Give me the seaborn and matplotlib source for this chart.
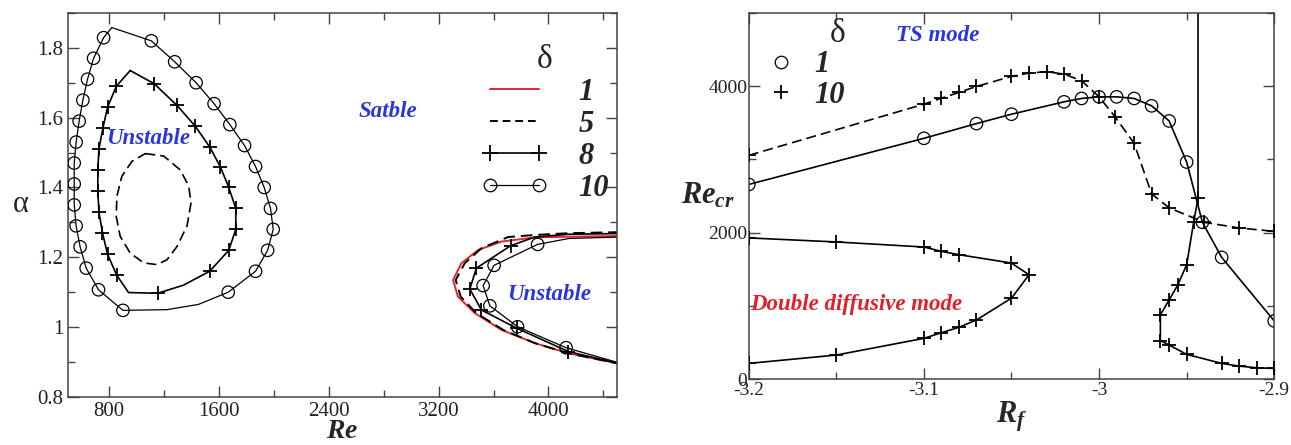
import numpy as np
import pandas as pd
import matplotlib
matplotlib.use("Agg")
import matplotlib.pyplot as plt
from matplotlib.lines import Line2D
from matplotlib.ticker import MultipleLocator
import seaborn as sns

# ---------------- left panel: neutral curves (Re, alpha) ----------------
# delta = 10, left loop (line vertices)
d10_loop_re = [759, 819, 1107, 1277, 1433, 1564, 1679, 1786, 1866, 1929, 1975, 1995, 1954,
               1866, 1667, 1450, 1221, 900, 722, 632, 588, 559, 545, 545, 545, 559, 581,
               608, 642, 686, 759]
d10_loop_a = [1.829, 1.858, 1.820, 1.760, 1.700, 1.640, 1.580, 1.520, 1.460, 1.400, 1.340,
              1.280, 1.220, 1.160, 1.100, 1.065, 1.050, 1.048, 1.107, 1.169, 1.230, 1.290,
              1.350, 1.410, 1.470, 1.530, 1.590, 1.650, 1.710, 1.770, 1.829]
# delta = 10, left loop markers
d10_mk_re = [759, 1107, 1277, 1433, 1564, 1679, 1786, 1866, 1929, 1975, 1995, 1954, 1866,
             1667, 900, 722, 632, 588, 559, 545, 545, 545, 559, 581, 608, 642, 686]
d10_mk_a = [1.829, 1.820, 1.760, 1.700, 1.640, 1.580, 1.520, 1.460, 1.400, 1.340, 1.280,
            1.220, 1.160, 1.100, 1.048, 1.107, 1.169, 1.230, 1.290, 1.350, 1.410, 1.470,
            1.530, 1.590, 1.650, 1.710, 1.770]

# delta = 8, left loop
d8_loop_re = [953, 1128, 1294, 1428, 1532, 1610, 1671, 1722, 1722, 1671, 1532, 1340, 1153,
              941, 856, 788, 751, 725, 717, 717, 725, 754, 788, 852, 953]
d8_loop_a = [1.735, 1.697, 1.635, 1.575, 1.516, 1.459, 1.400, 1.340, 1.280, 1.220, 1.160,
             1.120, 1.097, 1.099, 1.148, 1.208, 1.270, 1.330, 1.390, 1.450, 1.510, 1.570,
             1.630, 1.690, 1.735]
d8_mk_re = [1128, 1294, 1428, 1532, 1610, 1671, 1722, 1722, 1671, 1532, 1153, 856, 788, 751,
            725, 717, 717, 725, 754, 788, 852]
d8_mk_a = [1.697, 1.635, 1.575, 1.516, 1.459, 1.400, 1.340, 1.280, 1.220, 1.160, 1.097,
           1.148, 1.208, 1.270, 1.330, 1.390, 1.450, 1.510, 1.570, 1.630, 1.690]

# delta = 5, left loop (dashed)
d5_loop_re = [1063, 1197, 1318, 1379, 1396, 1367, 1294, 1221, 1148, 1051, 953, 880, 851, 856,
              892, 966, 1063]
d5_loop_a = [1.497, 1.490, 1.450, 1.404, 1.356, 1.290, 1.231, 1.193, 1.179, 1.184, 1.212,
             1.260, 1.317, 1.375, 1.432, 1.475, 1.497]

# right-hand "nose" curves
d1_nose_re = [4520, 4145, 3902, 3658, 3488, 3366, 3305, 3341, 3463, 3658, 3902, 4145, 4520]
d1_nose_a = [1.261, 1.259, 1.257, 1.245, 1.221, 1.183, 1.135, 1.087, 1.040, 0.992, 0.954,
             0.925, 0.895]
d5_nose_re = [4520, 4145, 3902, 3706, 3512, 3390, 3324, 3361, 3475, 3670, 3902, 4145, 4520]
d5_nose_a = [1.272, 1.269, 1.264, 1.258, 1.226, 1.183, 1.135, 1.087, 1.040, 0.992, 0.954,
             0.925, 0.895]
d8_nose_re = [4520, 4145, 3900, 3724, 3475, 3427, 3512, 3768, 4145, 4520]
d8_nose_a = [1.268, 1.266, 1.258, 1.233, 1.169, 1.109, 1.049, 0.997, 0.930, 0.895]
d8_nose_mk_re = [3724, 3475, 3427, 3512, 3768, 4145]
d8_nose_mk_a = [1.233, 1.169, 1.109, 1.049, 0.997, 0.930]
d10_nose_re = [4520, 4150, 3921, 3604, 3524, 3573, 3775, 4128, 4520]
d10_nose_a = [1.258, 1.254, 1.237, 1.177, 1.119, 1.061, 1.001, 0.941, 0.897]
d10_nose_mk_re = [3921, 3604, 3524, 3573, 3775, 4128]
d10_nose_mk_a = [1.237, 1.177, 1.119, 1.061, 1.001, 0.941]

# ---------------- right panel: Re_cr vs R_f ----------------
ts1_rf = [-3.20, -3.10, -3.07, -3.05, -3.02, -3.01, -3.00, -2.99, -2.98, -2.97, -2.96,
          -2.95, -2.941, -2.93, -2.90]
ts1_re = [2658, 3288, 3489, 3617, 3786, 3832, 3854, 3854, 3832, 3731, 3525, 2964, 2141,
          1662, 795]

ts10_rf = [-3.20, -3.10, -3.09, -3.08, -3.07, -3.05, -3.04, -3.03, -3.02, -3.01, -3.00,
           -2.991, -2.98, -2.97, -2.96, -2.94, -2.92, -2.90]
ts10_re = [3055, 3754, 3836, 3914, 3996, 4133, 4179, 4197, 4165, 4074, 3854, 3585, 3220,
           2530, 2339, 2141, 2064, 2018]

dd_loop_rf = [-3.20, -3.15, -3.10, -3.09, -3.08, -3.05, -3.04, -3.05, -3.07, -3.08, -3.09,
              -3.10, -3.15, -3.20]
dd_loop_re = [1928, 1873, 1804, 1744, 1699, 1585, 1425, 1106, 808, 708, 634, 557, 329, 215]

dd_branch_rf = [-2.9435, -2.9435, -2.946, -2.950, -2.955, -2.960, -2.965, -2.965, -2.960,
                -2.950, -2.930, -2.920, -2.910, -2.900]
dd_branch_re = [5600, 2475, 2141, 1562, 1288, 1082, 877, 525, 466, 338, 215, 178, 155, 146]
dd_branch_mk_rf = [-2.9435, -2.946, -2.950, -2.955, -2.960, -2.965, -2.965, -2.960, -2.950,
                   -2.930, -2.920, -2.910, -2.900]
dd_branch_mk_re = [2475, 2141, 1562, 1288, 1082, 877, 525, 466, 338, 215, 178, 155, 146]

sns.set_style("ticks")
plt.rcParams["font.family"] = ["Liberation Serif", "DejaVu Serif"]
plt.rcParams["mathtext.fontset"] = "custom"
plt.rcParams["mathtext.it"] = "Liberation Serif:italic:bold"
plt.rcParams["mathtext.rm"] = "Liberation Serif"
plt.rcParams["mathtext.bf"] = "Liberation Serif:bold"

RED = "#e3262a"
BLUE = "#2a35e0"
DDRED = "#e0202a"
LW = 1.2


def line(ax, x, y, color="k", ls="-", lw=LW):
    df = pd.DataFrame({"x": x, "y": y})
    sns.lineplot(data=df, x="x", y="y", sort=False, estimator=None, ax=ax,
                 color=color, linestyle=ls, linewidth=lw)


def marks(ax, x, y, kind):
    df = pd.DataFrame({"x": x, "y": y})
    if kind == "o":
        sns.scatterplot(data=df, x="x", y="y", ax=ax, marker="o", s=80,
                        facecolor="none", edgecolor="k", linewidth=0.9, zorder=3)
    else:
        sns.scatterplot(data=df, x="x", y="y", ax=ax, marker="+", s=110,
                        color="k", linewidth=1.3, zorder=3)


def style_axes(ax):
    for s in ax.spines.values():
        s.set_color("#444444")
        s.set_linewidth(1.1)
    ax.tick_params(which="both", direction="in", top=True, right=True,
                   colors="#444444", labelcolor="#222222")
    ax.tick_params(which="major", length=8, width=1.0)
    ax.tick_params(which="minor", length=5, width=1.0)


fig = plt.figure(figsize=(12.91, 4.45), dpi=100)
ax1 = fig.add_axes([0.0527, 0.108, 0.4253, 0.863])
ax2 = fig.add_axes([0.580, 0.148, 0.407, 0.823])

# ---- left panel ----
line(ax1, d10_loop_re, d10_loop_a, lw=0.9)
marks(ax1, d10_mk_re, d10_mk_a, "o")
line(ax1, d8_loop_re, d8_loop_a)
marks(ax1, d8_mk_re, d8_mk_a, "+")
line(ax1, d5_loop_re, d5_loop_a, ls=(0, (6, 3)))

line(ax1, d1_nose_re, d1_nose_a, color=RED, lw=1.4)
line(ax1, d5_nose_re, d5_nose_a, ls=(0, (6, 3)), lw=1.4)
line(ax1, d8_nose_re, d8_nose_a)
marks(ax1, d8_nose_mk_re, d8_nose_mk_a, "+")
line(ax1, d10_nose_re, d10_nose_a, lw=0.9)
marks(ax1, d10_nose_mk_re, d10_nose_mk_a, "o")

ax1.set_xlim(500, 4500)
ax1.set_ylim(0.8, 1.9)
ax1.xaxis.set_major_locator(MultipleLocator(800))
ax1.xaxis.set_minor_locator(MultipleLocator(400))
ax1.yaxis.set_major_locator(MultipleLocator(0.2))
ax1.yaxis.set_minor_locator(MultipleLocator(0.1))
ax1.set_yticks([0.8, 1.0, 1.2, 1.4, 1.6, 1.8])
ax1.set_yticklabels(["0.8", "1", "1.2", "1.4", "1.6", "1.8"])
style_axes(ax1)
ax1.tick_params(labelsize=15)
ax1.set_xlabel("$Re$", fontsize=20, labelpad=-1)
ax1.set_ylabel("α", fontsize=22, rotation=0, labelpad=12, va="center")

tkw = dict(fontsize=16.5, fontweight="bold", fontstyle="italic", color=BLUE,
           ha="center", va="center")
ax1.text(1085, 1.541, "Unstable", **tkw)
ax1.text(2832, 1.617, "Satble", **tkw)
ax1.text(4005, 1.092, "Unstable", **tkw)

h1 = [Line2D([], [], color=RED, lw=1.4),
      Line2D([], [], color="k", ls=(0, (4, 2.5)), lw=1.4),
      Line2D([], [], color="k", lw=LW, marker="+", markersize=11, mew=1.3),
      Line2D([], [], color="k", lw=0.9, marker="o", markersize=9, mfc="none", mew=0.9)]
leg1 = ax1.legend(h1, ["1", "5", "8", "10"], title="δ", loc="upper right",
                  bbox_to_anchor=(1.035, 0.99), frameon=False, handlelength=2.2,
                  labelspacing=0.1, handletextpad=1.0, numpoints=2,
                  prop=dict(family="Liberation Serif", size=22, weight="bold", style="italic"))
leg1.get_title().set_fontsize(24)

# ---- right panel ----
line(ax2, ts1_rf, ts1_re)
marks(ax2, ts1_rf, ts1_re, "o")
line(ax2, ts10_rf, ts10_re, ls=(0, (6, 3)))
marks(ax2, ts10_rf, ts10_re, "+")
line(ax2, dd_loop_rf, dd_loop_re)
marks(ax2, dd_loop_rf, dd_loop_re, "+")
line(ax2, dd_branch_rf, dd_branch_re)
marks(ax2, dd_branch_mk_rf, dd_branch_mk_re, "+")

ax2.set_xlim(-3.2, -2.9)
ax2.set_ylim(0, 5000)
ax2.xaxis.set_major_locator(MultipleLocator(0.1))
ax2.xaxis.set_minor_locator(MultipleLocator(0.05))
ax2.yaxis.set_major_locator(MultipleLocator(2000))
ax2.yaxis.set_minor_locator(MultipleLocator(1000))
ax2.set_xticks([-3.2, -3.1, -3.0, -2.9])
ax2.set_xticklabels(["-3.2", "-3.1", "-3", "-2.9"])
ax2.set_yticks([0, 2000, 4000])
ax2.set_yticklabels(["0", "2000", "4000"])
style_axes(ax2)
ax2.tick_params(labelsize=14)
ax2.tick_params(axis="x", pad=2)
ax2.tick_params(axis="y", pad=1)
ax2.set_xlabel("$R_f$", fontsize=22, labelpad=0)
ax2.set_ylabel("$Re_{cr}$", fontsize=22, rotation=0, labelpad=0, va="center")

ax2.text(-3.0923, 4690, "TS mode", **tkw)
ax2.text(-3.1389, 1014, "Double diffusive mode", fontsize=16.5, fontweight="bold",
         fontstyle="italic", color=DDRED, ha="center", va="center")

h2 = [Line2D([], [], ls="none", marker="o", markersize=9, mfc="none", mec="k", mew=0.9),
      Line2D([], [], ls="none", marker="+", markersize=10, mec="k", mew=1.3)]
leg2 = ax2.legend(h2, ["1", "10"], title="δ", loc="upper left",
                  bbox_to_anchor=(-0.02, 1.06), frameon=False, handlelength=1.0,
                  labelspacing=0.05, handletextpad=0.6,
                  prop=dict(family="Liberation Serif", size=22, weight="bold", style="italic"))
leg2.get_title().set_fontsize(24)
leg2._legend_box.align = "right"

fig.savefig("out.png", dpi=100)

····················

**Problem to work on**
Exactly as written, please give again the lines from the beginning of the listing through the line containing "import seaborn as sns", inclusive, without any pictures.

**Full output**
Give me the seaborn and matplotlib source for this chart.
import numpy as np
import pandas as pd
import matplotlib
matplotlib.use("Agg")
import matplotlib.pyplot as plt
from matplotlib.lines import Line2D
from matplotlib.ticker import MultipleLocator
import seaborn as sns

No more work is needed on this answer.